Il était une fois deux Arabes qui en avaient ras la casquette de l’Occident et de son racisme. Alors, d’un commun accord, ils décidèrent de traverser vallée, montagne, ville, mer, et de se rendre au pays des herbes sèches et folles, des chameaux, des hommes habillés de bleu et du désert. L’un vivait un retour chez lui. L’autre, le vol de nuit de Saint-Exupéry.
Une vieille Mercedes belle comme une fin de guerre, qui avait connu dans un autre temps les nuits folles de Munich, la bière, les femmes, la guitare dans les rues, avait fini par s’enfuir avec nos deux clochards célestes. Belle comme cendrillon, comme un souvenir souvent raconté, elle avalait les kilomètres avec la dignité fatiguée des bêtes de somme. Elle ne toussait jamais, comme pour rappeler qu’elle avait connu d’autres fêtes, d’autres excès, d’autres musiques que le souffle du vent sahélien. Mais elle avançait, obstinée, fidèle, presque maternelle.
Noël en Mauritanie, c’est d’abord une lumière. Pas celle des vitrines ni des guirlandes électriques, mais une clarté nue, tranchante, qui découpe les silhouettes comme des ombres chinoises. Nos deux voyageurs, eux, n’avaient rien d’anges ni de rois mages. Ils roulaient vers le sud comme on roule vers une vérité qu’on n’a pas encore le courage de nommer. Le premier, celui qui rentrait chez lui, regardait la route avec la gravité de ceux qui savent que le retour n’est jamais un simple retour. Le pays qu’on retrouve n’est jamais celui qu’on a quitté. Il le savait. Mais il avançait quand même, parce que certaines fidélités ne se discutent pas.
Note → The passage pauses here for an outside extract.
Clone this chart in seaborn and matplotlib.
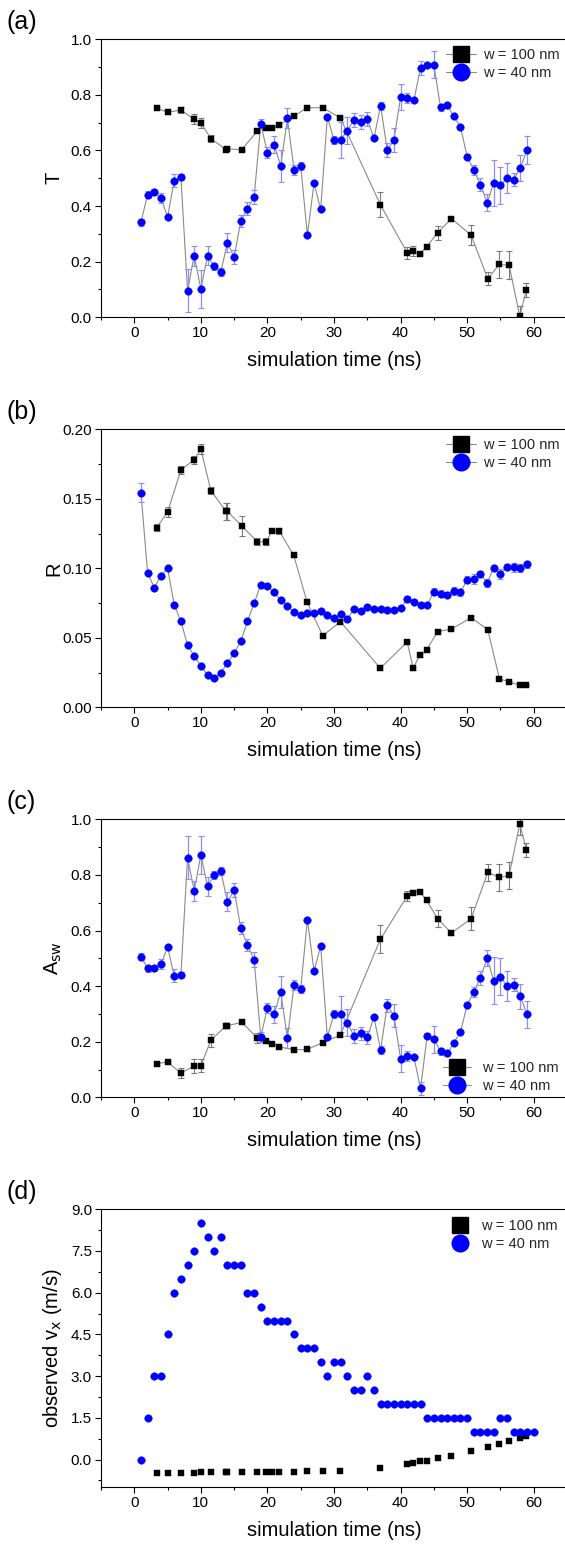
import numpy as np
import pandas as pd
import matplotlib
matplotlib.use("Agg")
import matplotlib.pyplot as plt
from matplotlib.lines import Line2D
from matplotlib.ticker import MultipleLocator, FormatStrFormatter
import seaborn as sns

# ---------------- data ----------------
x_blue = list(range(1, 60))
x_blue_v = list(range(1, 61))
x_black = [3.36, 5.0, 7.0, 9.0, 10.0, 11.5, 13.8, 14.0, 16.15, 18.5, 19.75, 20.75, 21.75, 23.95,
           25.95, 28.3, 30.96, 36.96, 41.0, 41.9, 42.85, 43.9, 45.55, 47.65, 50.6, 53.1, 54.85,
           56.3, 57.9, 58.9]

T_blue = [0.342, 0.441, 0.452, 0.429, 0.361, 0.491, 0.504, 0.096, 0.222, 0.102, 0.221, 0.183, 0.164,
          0.268, 0.217, 0.346, 0.391, 0.432, 0.695, 0.592, 0.621, 0.545, 0.716, 0.530, 0.545, 0.296,
          0.482, 0.388, 0.721, 0.638, 0.638, 0.671, 0.710, 0.703, 0.713, 0.644, 0.761, 0.602, 0.638,
          0.792, 0.789, 0.781, 0.897, 0.908, 0.909, 0.755, 0.762, 0.723, 0.685, 0.578, 0.530, 0.477,
          0.412, 0.483, 0.475, 0.502, 0.495, 0.538, 0.602]
TA_blue_err = [0.012, 0.012, 0.010, 0.018, 0.006, 0.024, 0.010, 0.078, 0.036, 0.068, 0.034, 0.014,
               0.014, 0.034, 0.024, 0.022, 0.022, 0.026, 0.018, 0.019, 0.030, 0.058, 0.036, 0.018,
               0.014, 0.004, 0.006, 0.004, 0.008, 0.014, 0.066, 0.048, 0.024, 0.024, 0.024, 0.008,
               0.014, 0.024, 0.042, 0.048, 0.018, 0.006, 0.024, 0.008, 0.048, 0.012, 0.008, 0.006,
               0.006, 0.008, 0.018, 0.024, 0.030, 0.084, 0.066, 0.054, 0.024, 0.046, 0.050]
R_blue = [0.1544, 0.0968, 0.0860, 0.0947, 0.1000, 0.0738, 0.0619, 0.0448, 0.0369, 0.0299, 0.0232,
          0.0211, 0.0249, 0.0319, 0.0391, 0.0475, 0.0619, 0.0750, 0.0880, 0.0873, 0.0827, 0.0772,
          0.0727, 0.0688, 0.0666, 0.0678, 0.0678, 0.0693, 0.0662, 0.0642, 0.0669, 0.0633, 0.0709,
          0.0691, 0.0719, 0.0707, 0.0707, 0.0700, 0.0702, 0.0712, 0.0781, 0.0758, 0.0734, 0.0739,
          0.0830, 0.0817, 0.0810, 0.0834, 0.0827, 0.0918, 0.0925, 0.0961, 0.0896, 0.1004, 0.0961,
          0.1011, 0.1006, 0.1004, 0.1029]
R_blue_err = [0.007] + [0.001] * 39 + [0.002, 0.001, 0.0015, 0.001, 0.0025, 0.0025, 0.002, 0.0028,
                                       0.0025, 0.0025, 0.0035, 0.002, 0.003, 0.002, 0.0035, 0.002,
                                       0.003, 0.003, 0.0025]
A_blue = [0.506, 0.464, 0.464, 0.478, 0.541, 0.437, 0.439, 0.862, 0.743, 0.872, 0.759, 0.799, 0.813,
          0.703, 0.746, 0.608, 0.549, 0.495, 0.217, 0.322, 0.298, 0.379, 0.213, 0.403, 0.390, 0.639,
          0.454, 0.544, 0.216, 0.300, 0.300, 0.268, 0.220, 0.230, 0.216, 0.288, 0.171, 0.331, 0.294,
          0.139, 0.149, 0.145, 0.032, 0.222, 0.209, 0.165, 0.158, 0.195, 0.235, 0.332, 0.379, 0.429,
          0.501, 0.419, 0.434, 0.399, 0.405, 0.363, 0.298]
v_blue = [0, 1.5, 3, 3, 4.5, 6, 6.5, 7, 7.5, 8.5, 8, 7.5, 8, 7, 7, 7, 6, 6, 5.5, 5, 5, 5, 5, 4.5, 4,
          4, 4, 3.5, 3, 3.5, 3.5, 3, 2.5, 2.5, 3, 2.5, 2, 2, 2, 2, 2, 2, 2, 1.5, 1.5, 1.5, 1.5, 1.5,
          1.5, 1.5, 1, 1, 1, 1, 1.5, 1.5, 1, 1, 1, 1]

T_black = [0.753, 0.737, 0.746, 0.712, 0.700, 0.643, 0.603, 0.606, 0.603, 0.671, 0.682, 0.682, 0.692,
           0.723, 0.754, 0.754, 0.717, 0.405, 0.232, 0.238, 0.227, 0.253, 0.304, 0.355, 0.295, 0.139,
           0.190, 0.187, 0.005, 0.098]
T_black_err = [0.004, 0.004, 0.012, 0.018, 0.018, 0.014, 0.006, 0.006, 0.004, 0.006, 0.004, 0.004,
               0.004, 0.004, 0.004, 0.004, 0.004, 0.046, 0.022, 0.018, 0.004, 0.004, 0.026, 0.006,
               0.036, 0.024, 0.050, 0.050, 0.036, 0.026]
R_black = [0.1292, 0.1405, 0.1707, 0.1781, 0.1858, 0.1558, 0.141, 0.141, 0.1304, 0.1191, 0.1191,
           0.127, 0.127, 0.1093, 0.0758, 0.0515, 0.0616, 0.0281, 0.047, 0.028, 0.0374, 0.0412,
           0.0544, 0.0563, 0.0645, 0.0558, 0.0206, 0.0182, 0.016, 0.016]
R_black_err = [0.0024, 0.0036, 0.003, 0.003, 0.0036, 0.0024, 0.006, 0.006, 0.0072, 0.0024, 0.0024,
               0.0012, 0.002] + [0.001] * 17
A_black = [0.121, 0.127, 0.0874, 0.1126, 0.1138, 0.205, 0.2576, 0.2576, 0.2698, 0.2133, 0.2025,
           0.193, 0.182, 0.171, 0.172, 0.1965, 0.224, 0.568, 0.724, 0.736, 0.740, 0.709, 0.643,
           0.591, 0.643, 0.809, 0.791, 0.798, 0.983, 0.890]
A_black_err = [0.004, 0.004, 0.018, 0.024, 0.024, 0.024, 0.006, 0.006, 0.004, 0.018, 0.004, 0.004,
               0.004, 0.004, 0.004, 0.004, 0.004, 0.050, 0.018, 0.010, 0.004, 0.004, 0.030, 0.006,
               0.040, 0.030, 0.050, 0.050, 0.038, 0.026]
v_black = [-0.48, -0.48, -0.47, -0.47, -0.46, -0.46, -0.46, -0.46, -0.46, -0.46, -0.45, -0.45, -0.45,
           -0.44, -0.42, -0.41, -0.41, -0.30, -0.16, -0.13, -0.07, -0.04, 0.05, 0.13, 0.30, 0.45,
           0.56, 0.67, 0.78, 0.85]

labels = ["w = 100 nm", "w = 40 nm"]
panel_tags = ["(a)", "(b)", "(c)", "(d)"]
ylabels = ["T", "R", r"A$_{\mathrm{sw}}$", r"observed v$_{\mathrm{x}}$ (m/s)"]
xlabel = "simulation time (ns)"

# ---------------- style ----------------
sns.set_theme(style="ticks")
plt.rcParams["font.family"] = ["Liberation Sans", "DejaVu Sans"]
plt.rcParams["mathtext.default"] = "regular"
plt.rcParams["axes.linewidth"] = 0.8

BLUE = "#0000ff"
BLACK = "#000000"
GRAY = "#8a8a8a"
BLUE_ERR = "#8c8cff"
BLACK_ERR = "#7a7a7a"

W, H = 565, 1545
fig = plt.figure(figsize=(W / 100, H / 100), dpi=100)

tops = [39.3, 429.3, 819.3, 1209.3]
ax_left, ax_right, ax_h = 101, 567, 278

panels = [
    dict(bx=x_black, by=T_black, be=T_black_err, cx=x_blue, cy=T_blue, ce=TA_blue_err,
         ylim=(0, 1.0), major=0.2, minor=0.1, fmt="%.1f", line=True, leg="upper"),
    dict(bx=x_black, by=R_black, be=R_black_err, cx=x_blue, cy=R_blue, ce=R_blue_err,
         ylim=(0, 0.2), major=0.05, minor=0.025, fmt="%.2f", line=True, leg="upper"),
    dict(bx=x_black, by=A_black, be=A_black_err, cx=x_blue, cy=A_blue, ce=TA_blue_err,
         ylim=(0, 1.0), major=0.2, minor=0.1, fmt="%.1f", line=True, leg="lower"),
    dict(bx=x_black, by=v_black, be=None, cx=x_blue_v, cy=v_blue, ce=None,
         ylim=(-1, 9), major=1.5, minor=0.75, fmt="%.1f", line=False, leg="plain"),
]

for i, p in enumerate(panels):
    t = tops[i]
    ax = fig.add_axes([ax_left / W, 1 - (t + ax_h) / H, (ax_right - ax_left) / W, ax_h / H])
    dfb = pd.DataFrame({"x": p["bx"], "y": p["by"]})
    dfc = pd.DataFrame({"x": p["cx"], "y": p["cy"]})

    if p["line"]:
        sns.lineplot(data=dfb, x="x", y="y", color=GRAY, lw=0.8, sort=False, estimator=None,
                     ax=ax, zorder=1)
        sns.lineplot(data=dfc, x="x", y="y", color=GRAY, lw=0.8, sort=False, estimator=None,
                     ax=ax, zorder=1)
        ax.errorbar(p["bx"], p["by"], yerr=p["be"], fmt="none", ecolor=BLACK_ERR, elinewidth=0.8,
                    capsize=2.2, capthick=0.8, zorder=2)
        ax.errorbar(p["cx"], p["cy"], yerr=p["ce"], fmt="none", ecolor=BLUE_ERR, elinewidth=0.9,
                    capsize=2.2, capthick=0.8, zorder=2)

    sns.scatterplot(data=dfb, x="x", y="y", marker="s", s=24, color=BLACK, edgecolor=BLACK,
                    linewidth=0.3, ax=ax, zorder=3)
    sns.scatterplot(data=dfc, x="x", y="y", marker="o", s=30, color=BLUE, edgecolor=BLUE,
                    linewidth=0.3, ax=ax, zorder=4)

    ax.set_xlim(-5, 65)
    ax.set_ylim(*p["ylim"])
    ax.xaxis.set_major_locator(MultipleLocator(10))
    ax.xaxis.set_minor_locator(MultipleLocator(5))
    ax.yaxis.set_major_locator(MultipleLocator(p["major"]))
    ax.yaxis.set_minor_locator(MultipleLocator(p["minor"]))
    ax.yaxis.set_major_formatter(FormatStrFormatter(p["fmt"]))
    ax.tick_params(which="major", direction="out", length=4, width=0.8, labelsize=11, pad=2.5,
                   color="black", labelcolor="black")
    ax.tick_params(which="minor", direction="out", length=2.5, width=0.8, color="black")
    ax.tick_params(top=False, right=False, which="both")
    for s in ["left", "bottom", "top"]:
        ax.spines[s].set_visible(True)
        ax.spines[s].set_color("black")
        ax.spines[s].set_linewidth(0.8)
    ax.spines["right"].set_visible(False)

    ax.set_xlabel(xlabel, fontsize=14.5, labelpad=8, color="black")
    ax.set_ylabel(ylabels[i], fontsize=14.5, color="black")
    ax.yaxis.set_label_coords(-0.08, 0.5)

    fig.text(6 / W, 1 - (t - 17.6) / H, panel_tags[i], fontsize=18, ha="left", va="center",
             color="black")

    # legend
    if p["leg"] == "plain":
        hs = [Line2D([], [], ls="none", marker="s", ms=11, mfc=BLACK, mec=BLACK),
              Line2D([], [], ls="none", marker="o", ms=12, mfc=BLUE, mec=BLUE)]
        anchor = (453 / W, 1 - (t + 10) / H)
        hl, htp = 1.0, 0.9
    else:
        hs = [Line2D([], [], color=GRAY, lw=0.8, marker="s", ms=11, mfc=BLACK, mec=BLACK),
              Line2D([], [], color=GRAY, lw=0.8, marker="o", ms=12, mfc=BLUE, mec=BLUE)]
        if p["leg"] == "upper":
            anchor = (446 / W, 1 - (t + 9) / H)
            hl, htp = 2.05, 0.5
        else:
            anchor = (443 / W, 1 - (t + 242) / H)
            hl, htp = 1.95, 0.7
    ax.legend(hs, labels, loc="upper left", bbox_to_anchor=anchor, bbox_transform=fig.transFigure,
              frameon=False, fontsize=10.5, handlelength=hl, handletextpad=htp, borderpad=0,
              borderaxespad=0, labelspacing=0.25)

fig.savefig("out.png", dpi=100)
L’autre, le rêveur, vivait son propre roman. Il voyait dans chaque dune un astre, dans chaque silence une phrase de Saint-Exupéry. Le désert lui retirait couche après couche tout ce qui encombre un homme. Il souriait sans raison, heureux d’être là, heureux d’être loin, heureux d’être vivant. À mesure qu’ils descendaient vers le sud, les nuits devenaient plus vastes, les étoiles plus proches, et le monde plus simple. Noël approchait, mais ici Noël n’avait pas de sapin, pas de neige, pas de cloches. Noël avait le goût du thé brûlant, du sable froid sous les doigts, et du silence qui vous traverse comme une prière.
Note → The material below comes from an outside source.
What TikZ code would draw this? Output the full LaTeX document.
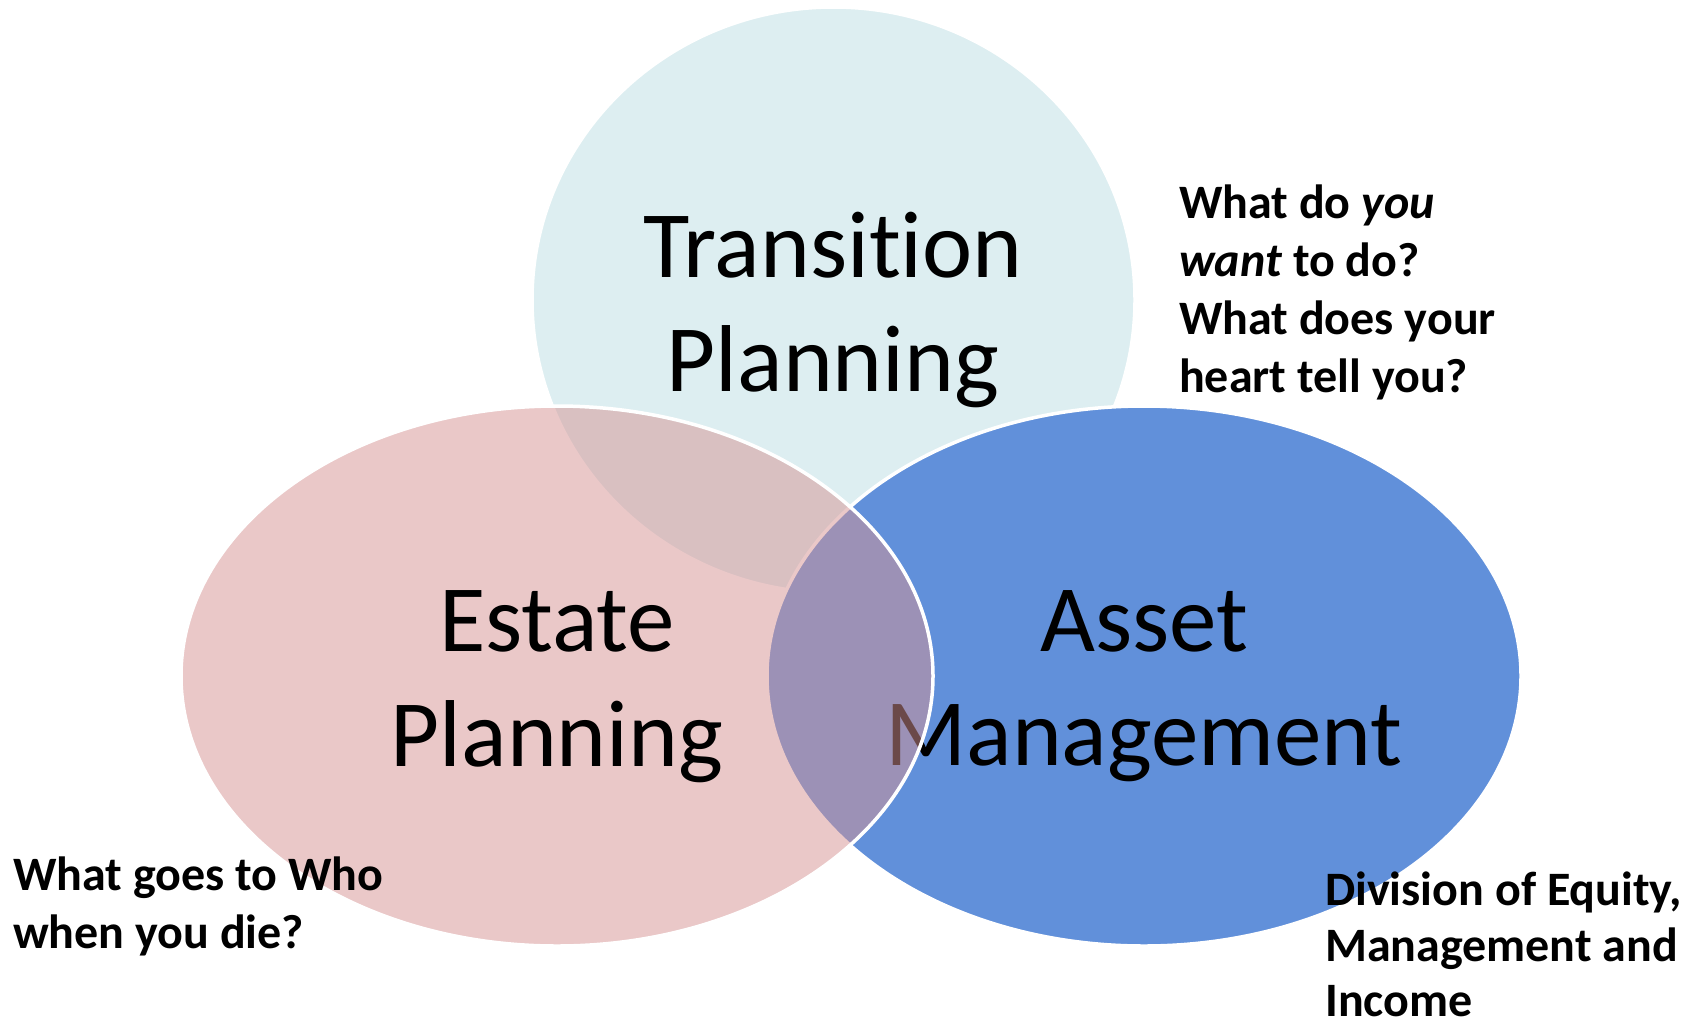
\documentclass[tikz,border=0pt]{standalone}
\usepackage{fontspec}
\setmainfont{Carlito}[Ligatures=NoCommon]
\definecolor{topc}{HTML}{DDEEF1}
\definecolor{bluec}{HTML}{6190DA}
\definecolor{pinkc}{HTML}{D79393}
\begin{document}
\begin{tikzpicture}[x=1pt,y=-1pt,
  bigtxt/.style={font=\fontsize{95}{114}\selectfont, inner sep=0pt, anchor=base},
  sidetxt/.style={font=\fontsize{48}{58}\selectfont\bfseries, inner sep=0pt, anchor=base west},
  setshape/.style={draw=white, line width=3.5pt}
]
\useasboundingbox (0,0) rectangle (1696,1023);
\fill[white] (0,0) rectangle (1696,1023);

% Transition Planning
\path[setshape, fill=topc] (833.5,300) ellipse [x radius=301.5, y radius=293];
\node[bigtxt] (tp1) at (833,277) {Transition};
\node[bigtxt] (tp2) at (833,391) {Planning};

% Asset Management
\path[setshape, fill=bluec] (1144,676) ellipse [x radius=377, y radius=270];
\node[bigtxt] (am1) at (1144,651) {Asset};
\node[bigtxt] (am2) at (1144,765) {Management};

% Estate Planning
\path[setshape, fill=pinkc, fill opacity=0.5] (557,676) ellipse [x radius=376, y radius=270];
\node[bigtxt] (ep1) at (557,651) {Estate};
\node[bigtxt] (ep2) at (557,766) {Planning};

% side questions
\node[sidetxt] (q1a) at (1179,218) {What do \textit{you}};
\node[sidetxt] (q1b) at (1179,276) {\textit{want} to do?};
\node[sidetxt] (q1c) at (1179,334) {What does your};
\node[sidetxt] (q1d) at (1179,392) {heart tell you?};

\node[sidetxt] (q2a) at (13,890) {What goes to Who};
\node[sidetxt] (q2b) at (13,948) {when you die?};

\node[sidetxt] (q3a) at (1325,905) {Division of Equity,};
\node[sidetxt] (q3b) at (1325,961) {Management and};
\node[sidetxt] (q3c) at (1325,1016) {Income};
\end{tikzpicture}
\end{document}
En allant vers Atar, une autre porte du désert.
La vieille Allemande à avalé les 400 km comme si c’était un entremet. La route se déroulait devant nous comme un vieux tapis de Zohar: râpé, troué, mais toujours digne. À mesure qu’ils approchaient de la frontière invisible où commence vraiment le désert, la Mercedes semblait rajeunir. Comme si elle reconnaissait les parfums de sable chaud, d’essence légere, de vent sec. Comme si elle se souvenait, elle aussi, d’un passé plus vaste que Munich et ses nuits de bière. Les deux Arabes avaient quitté la ville ou le poisson fait la loi et la vie. De moins en moins de piroguiers accablés par une taxe trop lourde, de plus en plus de bateaux Chinois et Turques qui pillent la mer.
Le poisson est transformé ensuite en farine. Un massacre de plus. La piste vers Atar n’était pas une piste. C’était une promesse. Une ligne tremblée entre le ciel et la terre. Un désir désiré comme disaient les anciens. Ils s’arrêtèrent devant une gargote où un vieil homme préparait du pain semoule sur un feu de bois. Le thé fumait dans une vieille casserole. Ici tout est vieux, même le soleil. Les premiers palmiers dattiers menacés sortirent de derrière une dune. En Mauritanie, l'indispensable datte est menacée par le réchauffement climatique. Le désert avance et les palmiers dattiers se font peu à peu engloutir par le sable. Le rêveur murmura :
— On dirait que le monde commence ici.
Karim répondit simplement :
— Non. Ici, il recommence.
Et pourtant, il n'avait pas lu Monod.